SUPPLIED INFORMATION
= = = = =
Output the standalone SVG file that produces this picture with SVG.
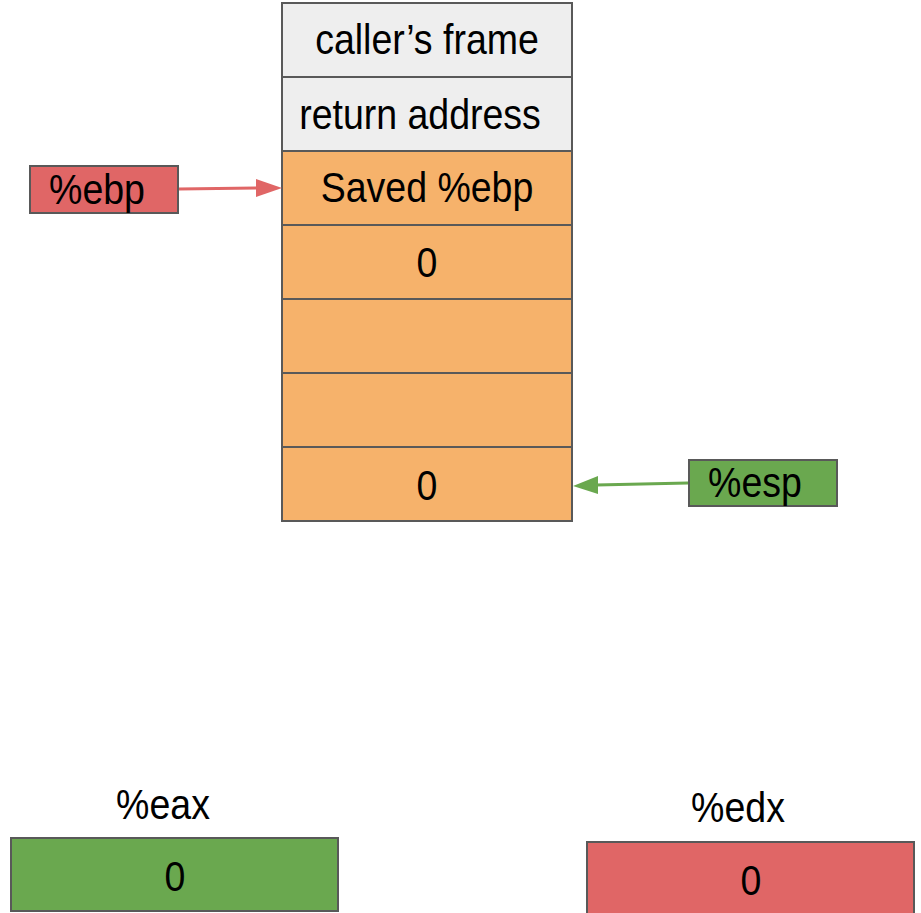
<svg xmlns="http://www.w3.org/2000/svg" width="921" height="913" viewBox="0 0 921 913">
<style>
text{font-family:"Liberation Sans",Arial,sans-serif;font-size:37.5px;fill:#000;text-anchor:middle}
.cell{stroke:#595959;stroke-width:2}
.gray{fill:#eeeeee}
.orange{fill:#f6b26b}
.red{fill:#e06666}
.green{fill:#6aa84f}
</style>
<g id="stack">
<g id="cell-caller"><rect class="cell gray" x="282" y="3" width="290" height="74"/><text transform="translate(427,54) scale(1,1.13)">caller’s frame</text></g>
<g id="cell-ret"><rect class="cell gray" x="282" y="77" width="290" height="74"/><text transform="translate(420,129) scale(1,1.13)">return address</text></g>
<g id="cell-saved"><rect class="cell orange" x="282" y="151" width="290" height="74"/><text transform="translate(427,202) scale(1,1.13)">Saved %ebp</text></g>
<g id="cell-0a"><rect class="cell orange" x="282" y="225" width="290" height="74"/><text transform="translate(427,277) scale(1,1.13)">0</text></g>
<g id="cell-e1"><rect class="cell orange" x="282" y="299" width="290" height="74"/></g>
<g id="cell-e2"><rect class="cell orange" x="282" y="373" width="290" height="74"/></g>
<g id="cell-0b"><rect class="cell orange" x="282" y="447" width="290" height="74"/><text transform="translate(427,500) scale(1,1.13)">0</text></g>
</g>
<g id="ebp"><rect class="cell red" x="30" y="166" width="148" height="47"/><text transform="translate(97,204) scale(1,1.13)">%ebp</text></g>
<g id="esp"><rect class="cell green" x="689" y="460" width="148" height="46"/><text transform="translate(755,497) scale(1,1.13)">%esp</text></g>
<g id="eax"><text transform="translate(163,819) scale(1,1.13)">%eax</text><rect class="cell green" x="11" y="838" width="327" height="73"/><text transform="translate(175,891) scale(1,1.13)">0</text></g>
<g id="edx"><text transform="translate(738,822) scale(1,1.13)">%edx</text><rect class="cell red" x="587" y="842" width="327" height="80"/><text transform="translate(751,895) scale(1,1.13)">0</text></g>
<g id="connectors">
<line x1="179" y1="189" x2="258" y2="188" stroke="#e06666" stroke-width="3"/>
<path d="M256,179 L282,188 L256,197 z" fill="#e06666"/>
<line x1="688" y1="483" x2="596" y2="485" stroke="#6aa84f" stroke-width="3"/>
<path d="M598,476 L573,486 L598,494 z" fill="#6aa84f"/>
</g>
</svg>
= = = = =
WHAT TO DO
Reproduce the listing exactly. Leave its pictures out.

EXPECTED ANSWER
Output the standalone SVG file that produces this picture with SVG.
<svg xmlns="http://www.w3.org/2000/svg" width="921" height="913" viewBox="0 0 921 913">
<style>
text{font-family:"Liberation Sans",Arial,sans-serif;font-size:37.5px;fill:#000;text-anchor:middle}
.cell{stroke:#595959;stroke-width:2}
.gray{fill:#eeeeee}
.orange{fill:#f6b26b}
.red{fill:#e06666}
.green{fill:#6aa84f}
</style>
<g id="stack">
<g id="cell-caller"><rect class="cell gray" x="282" y="3" width="290" height="74"/><text transform="translate(427,54) scale(1,1.13)">caller’s frame</text></g>
<g id="cell-ret"><rect class="cell gray" x="282" y="77" width="290" height="74"/><text transform="translate(420,129) scale(1,1.13)">return address</text></g>
<g id="cell-saved"><rect class="cell orange" x="282" y="151" width="290" height="74"/><text transform="translate(427,202) scale(1,1.13)">Saved %ebp</text></g>
<g id="cell-0a"><rect class="cell orange" x="282" y="225" width="290" height="74"/><text transform="translate(427,277) scale(1,1.13)">0</text></g>
<g id="cell-e1"><rect class="cell orange" x="282" y="299" width="290" height="74"/></g>
<g id="cell-e2"><rect class="cell orange" x="282" y="373" width="290" height="74"/></g>
<g id="cell-0b"><rect class="cell orange" x="282" y="447" width="290" height="74"/><text transform="translate(427,500) scale(1,1.13)">0</text></g>
</g>
<g id="ebp"><rect class="cell red" x="30" y="166" width="148" height="47"/><text transform="translate(97,204) scale(1,1.13)">%ebp</text></g>
<g id="esp"><rect class="cell green" x="689" y="460" width="148" height="46"/><text transform="translate(755,497) scale(1,1.13)">%esp</text></g>
<g id="eax"><text transform="translate(163,819) scale(1,1.13)">%eax</text><rect class="cell green" x="11" y="838" width="327" height="73"/><text transform="translate(175,891) scale(1,1.13)">0</text></g>
<g id="edx"><text transform="translate(738,822) scale(1,1.13)">%edx</text><rect class="cell red" x="587" y="842" width="327" height="80"/><text transform="translate(751,895) scale(1,1.13)">0</text></g>
<g id="connectors">
<line x1="179" y1="189" x2="258" y2="188" stroke="#e06666" stroke-width="3"/>
<path d="M256,179 L282,188 L256,197 z" fill="#e06666"/>
<line x1="688" y1="483" x2="596" y2="485" stroke="#6aa84f" stroke-width="3"/>
<path d="M598,476 L573,486 L598,494 z" fill="#6aa84f"/>
</g>
</svg>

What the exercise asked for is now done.